Son dernier roman en français Le frère allemand
Brillantissime ! Ce roman faussement autobiographique qui l’est quand même un peu, écrit par un homme qui, à soixante-dix ans passés retrouve une extraordinaire fraîcheur pour évoquer des (ses ?) émois d’adolescent avec un entrain plein d’humour ou pour laisser pointer un désir presque inavouable d’être reconnu par un père impressionnant, sommité intellectuelle pris par ses lectures et ses rencontres avec tout ce que le Brésil des années 60 compte de créateurs.
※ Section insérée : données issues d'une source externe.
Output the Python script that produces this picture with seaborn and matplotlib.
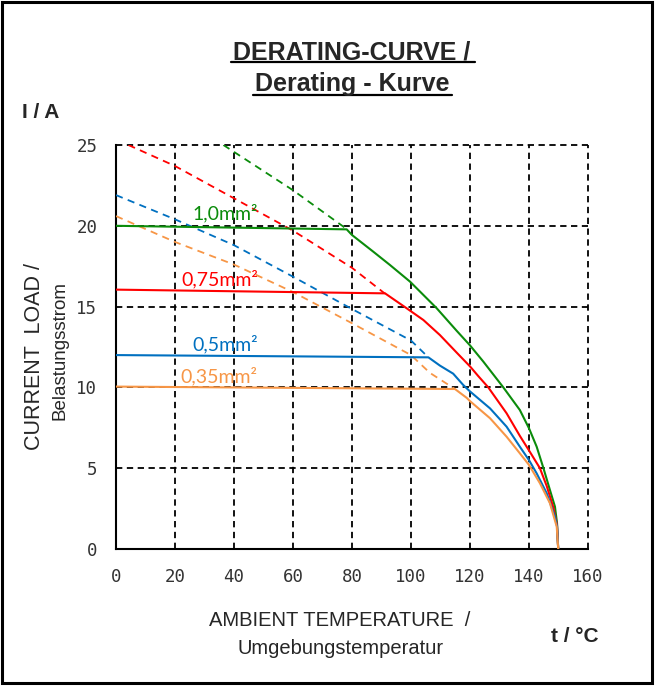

Le narrateur, ce Francisco de Hollander, délicatement, timidement, raconte ses failles et le choc de la découverte qui marque le début de son adolescence : avant de se marier au Brésil, le père, Sergio de Hollander, a eu un fils en Allemagne dont personne ne lui a jamais parlé.
Francisco n’ose confier ses doutes ni à sa mère ni à son unique frère, il pressent que le secret devrait rester intact. Il se met plutôt à échafauder des hypothèses sur ce demi-frère tout en vivant pleinement les précaires équilibres de l’adolescence : amours passagères, délinquance occasionnelle et toujours cette pesante impression de n’exister vraiment pour personne. La virtuosité de Chico Buarque s’exprime totalement dans ce Frère allemand, toujours profond et léger à la fois. Il passe du rire au drame, des naïvetés du garçon qui se confie en toute innocence aux tortures de la dictature. Et puis il pratique quelques jeux de miroir en faisant vivre, ou revivre, une famille dont lui seul connaît les rapports avec la sienne, une famille dont le père est reconnu comme critique littéraire, pas comme historien, une famille qui s’appelle de Hollander, dont un fils est surnommé Ciccio. Il ne s’agit pas de se demander ce qui est “vrai” et ce qui est inventé, cette vaine question qu’entendent à longueur de temps tous les romanciers et qui généralement les horripile. Non, ici c’est bien l’auteur lui-même qui fait de cette question sans réponse un jeu troublant et d’autant plus beau qu’il est lui aussi complètement gratuit : le roman est un roman, il faut le prendre tel quel, même si, forcément, il nous arrive de nous demander si, peut-être…
Cette virtuosité est partout, dans un formidable brassage de thèmes (nazisme et condition juive, génie et désillusion des artistes, amour des livres et de la littérature, paternité et filiation, pour n’en citer que quelques uns) et un envoûtant brassage de styles : une prodigieuse mise en abyme non dénuée d’humour, par exemple quand le narrateur tente lamentablement de se faire passer pour le pianiste de João Gil, sans savoir que le chanteur n’utilise pas de pianos sur scène, cet épisode suivant de près une cruelle allusion aux camps de concentration nazis. Et par-dessus tout cela, cette virtuosité s’impose tout au long du récit dans le mélange d’invention et de réel, la note finale et quelques photos imposant le vertige qui a accompagné la lecture. Et, niveau suprême, ce roman éblouissant est aussi un émouvant hommage de Chico Buarque de Holanda à Sergio Gunther, son demi-frère allemand qu’il n’a pas connu mais à qui il élève ce tombeau magnifique. Un Sergio Gunther qui, ironie de l’histoire, a été lui aussi un chanteur et un homme de télévision relativement connu en Allemagne de l’Est dans les années 60, celles où son demi-frère brésilien commençait à triompher.